The study’s authors, led by geophysicist David S. Goldberg, used existing research to outline more possible basalt underwater, including four areas of more than 1,000 square kilometers each, off northern New Jersey, Long Island and Massachusetts. A smaller patch appears to lie more or less under the beach of New Jersey’s Sandy Hook peninsula, opposite the New York City harbor and not far from the proposed plant in Linden. The undersea formations are inferred from seismic and gravity measurements. “We would need to drill them to see where we’re at,” said Goldberg. “But we could potentially do deep burial here. The coast makes sense. That’s where people are. That’s where power plants are needed. And by going offshore, you can reduce risks.”  Goldberg and his colleagues previously identified similar formations off the U.S. Northwest.

The East coast’s largest known basalt formation spans South Carolina, Georgia, Alabama and Florida.

The East coast’s largest known basalt formation spans South Carolina, Georgia, Alabama and Florida.
Credit: David S. Goldberg/Lamont-Doherty Earth Observatory.

Goldberg said the undersea formations are potentially most useful, for several reasons. For one, they are deeper—an important factor, since CO2 pressurized into a liquid would have to be placed at least 2,500 feet below the surface for natural pressure to keep it from reverting to a gas and potentially then making its way back to the surface. The basalts on land are relatively shallow, but those at sea are covered not only by water, but hundreds or thousands of feet of sediment, and they appear to extend far below the seabed. In addition to providing pressure, sediments on top would form impermeable caps, said Goldberg.
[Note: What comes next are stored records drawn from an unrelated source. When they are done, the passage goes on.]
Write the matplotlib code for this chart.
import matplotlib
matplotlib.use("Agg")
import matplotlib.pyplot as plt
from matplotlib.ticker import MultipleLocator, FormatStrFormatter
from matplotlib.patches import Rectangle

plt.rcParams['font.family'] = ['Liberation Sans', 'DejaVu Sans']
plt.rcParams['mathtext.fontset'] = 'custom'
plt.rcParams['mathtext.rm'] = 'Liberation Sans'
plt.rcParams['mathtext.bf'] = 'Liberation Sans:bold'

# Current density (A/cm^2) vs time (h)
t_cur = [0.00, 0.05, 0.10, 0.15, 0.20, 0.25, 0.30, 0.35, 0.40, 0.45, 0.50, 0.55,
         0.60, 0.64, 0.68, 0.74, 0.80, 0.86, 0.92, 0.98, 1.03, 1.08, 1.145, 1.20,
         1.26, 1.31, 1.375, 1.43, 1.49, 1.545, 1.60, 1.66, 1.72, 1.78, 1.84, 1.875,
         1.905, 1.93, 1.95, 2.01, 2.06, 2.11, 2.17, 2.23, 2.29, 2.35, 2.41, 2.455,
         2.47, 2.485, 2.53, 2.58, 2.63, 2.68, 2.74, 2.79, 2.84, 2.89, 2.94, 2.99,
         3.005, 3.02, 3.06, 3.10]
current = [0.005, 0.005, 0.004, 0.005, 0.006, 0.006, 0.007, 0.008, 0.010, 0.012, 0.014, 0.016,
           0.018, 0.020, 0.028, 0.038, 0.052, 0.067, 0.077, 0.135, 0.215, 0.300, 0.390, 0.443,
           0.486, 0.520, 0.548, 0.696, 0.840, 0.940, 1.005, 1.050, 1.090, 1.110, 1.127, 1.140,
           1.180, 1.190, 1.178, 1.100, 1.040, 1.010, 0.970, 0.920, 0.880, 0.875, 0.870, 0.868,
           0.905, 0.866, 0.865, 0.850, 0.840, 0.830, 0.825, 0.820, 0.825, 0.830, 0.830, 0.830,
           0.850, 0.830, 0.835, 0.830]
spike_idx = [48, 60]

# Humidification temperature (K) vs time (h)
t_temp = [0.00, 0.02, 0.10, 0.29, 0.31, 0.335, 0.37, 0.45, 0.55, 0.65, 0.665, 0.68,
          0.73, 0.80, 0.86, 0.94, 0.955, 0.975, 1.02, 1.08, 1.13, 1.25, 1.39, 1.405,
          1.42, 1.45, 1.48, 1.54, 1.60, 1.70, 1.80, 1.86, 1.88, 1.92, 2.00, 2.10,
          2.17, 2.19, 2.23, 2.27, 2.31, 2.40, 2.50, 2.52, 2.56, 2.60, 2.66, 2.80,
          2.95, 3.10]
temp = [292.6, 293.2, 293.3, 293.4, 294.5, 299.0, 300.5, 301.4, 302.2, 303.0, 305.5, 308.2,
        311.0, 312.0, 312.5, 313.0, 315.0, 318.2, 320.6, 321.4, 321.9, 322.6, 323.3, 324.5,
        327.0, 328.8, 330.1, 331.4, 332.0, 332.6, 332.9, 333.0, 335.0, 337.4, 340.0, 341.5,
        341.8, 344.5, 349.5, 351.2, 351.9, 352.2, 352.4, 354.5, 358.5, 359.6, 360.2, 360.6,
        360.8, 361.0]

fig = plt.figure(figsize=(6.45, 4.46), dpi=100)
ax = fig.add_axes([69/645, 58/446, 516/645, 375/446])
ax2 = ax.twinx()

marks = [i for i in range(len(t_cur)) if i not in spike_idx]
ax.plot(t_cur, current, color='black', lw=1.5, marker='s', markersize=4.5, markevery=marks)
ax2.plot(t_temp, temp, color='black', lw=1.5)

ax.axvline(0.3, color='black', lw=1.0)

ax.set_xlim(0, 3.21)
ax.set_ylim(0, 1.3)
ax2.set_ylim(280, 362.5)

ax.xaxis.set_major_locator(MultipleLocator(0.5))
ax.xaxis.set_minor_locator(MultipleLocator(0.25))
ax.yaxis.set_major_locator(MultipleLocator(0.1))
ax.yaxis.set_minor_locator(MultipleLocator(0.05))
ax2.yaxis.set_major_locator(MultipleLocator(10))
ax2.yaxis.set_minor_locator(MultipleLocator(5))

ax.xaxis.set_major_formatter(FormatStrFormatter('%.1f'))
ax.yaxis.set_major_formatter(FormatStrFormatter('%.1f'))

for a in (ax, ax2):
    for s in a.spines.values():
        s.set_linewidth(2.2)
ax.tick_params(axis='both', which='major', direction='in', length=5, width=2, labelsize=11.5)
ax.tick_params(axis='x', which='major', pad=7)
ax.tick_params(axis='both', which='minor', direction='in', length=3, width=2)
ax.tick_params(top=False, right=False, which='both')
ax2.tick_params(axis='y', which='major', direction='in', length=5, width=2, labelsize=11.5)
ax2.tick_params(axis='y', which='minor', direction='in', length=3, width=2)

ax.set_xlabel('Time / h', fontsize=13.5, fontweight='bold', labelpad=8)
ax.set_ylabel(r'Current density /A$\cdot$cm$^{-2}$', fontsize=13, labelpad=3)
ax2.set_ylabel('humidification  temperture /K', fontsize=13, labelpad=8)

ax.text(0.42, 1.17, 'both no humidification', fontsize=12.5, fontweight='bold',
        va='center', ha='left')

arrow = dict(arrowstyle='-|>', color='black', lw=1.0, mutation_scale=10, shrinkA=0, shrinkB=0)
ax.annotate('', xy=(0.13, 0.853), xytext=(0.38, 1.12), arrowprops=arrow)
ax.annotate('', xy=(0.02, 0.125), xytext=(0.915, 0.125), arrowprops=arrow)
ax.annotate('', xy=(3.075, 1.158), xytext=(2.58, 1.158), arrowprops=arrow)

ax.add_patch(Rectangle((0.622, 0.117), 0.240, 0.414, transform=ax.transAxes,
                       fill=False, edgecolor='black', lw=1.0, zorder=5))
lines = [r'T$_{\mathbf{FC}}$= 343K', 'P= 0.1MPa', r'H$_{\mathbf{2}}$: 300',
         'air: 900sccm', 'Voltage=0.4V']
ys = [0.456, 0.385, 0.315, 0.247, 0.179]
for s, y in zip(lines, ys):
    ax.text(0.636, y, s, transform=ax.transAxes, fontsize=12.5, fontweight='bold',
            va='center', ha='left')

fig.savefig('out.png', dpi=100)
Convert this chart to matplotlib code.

The basalts are thought to contain porous, rubbly layers with plenty of interstices where CO2 could fit, simply by displacing seawater. Theoretically, after morphing into a solid, the CO2 would fill those voids. On land, the same reaction might take place, but it is possible that drilling and injection could disturb aquifers or otherwise disturb neighbors on the heavily populated surface.

The scientists estimate that just the small Sandy Hook basin may contain about seven cubic kilometers of the rock, with enough pore space to hold close to a billion tons of CO2—the equivalent of the emissions from four 1-billion-watt coal-fired plants over 40 years. “The basalt itself is very reactive, and in the end, you make limestone,” said coauthor Dennis Kent, who is also at Rutgers University. “It’s the ultimate repository.”

Previous research has identified other areas of basalt sprinkled along the Appalachians. The largest mass of all appears to extend offshore of Georgia and South Carolina, as well as inland. This coast also is populous, and would make a good target, said Goldberg. “The next step would be to get some exploratory surveying and drilling going,” he said. The paper suggests a half-dozen spots around New York including the Sandy Hook area, and three off South Carolina, to start with.

The study was also coauthored by geologist and paleontologist Paul Olsen, who has been involved in drilling basalt formations in New Jersey.  Preliminary drilling also has been done at Lamont-Doherty Earth Observatory itself, which sits atop the basalt cliffs on the Hudson River’s west bank.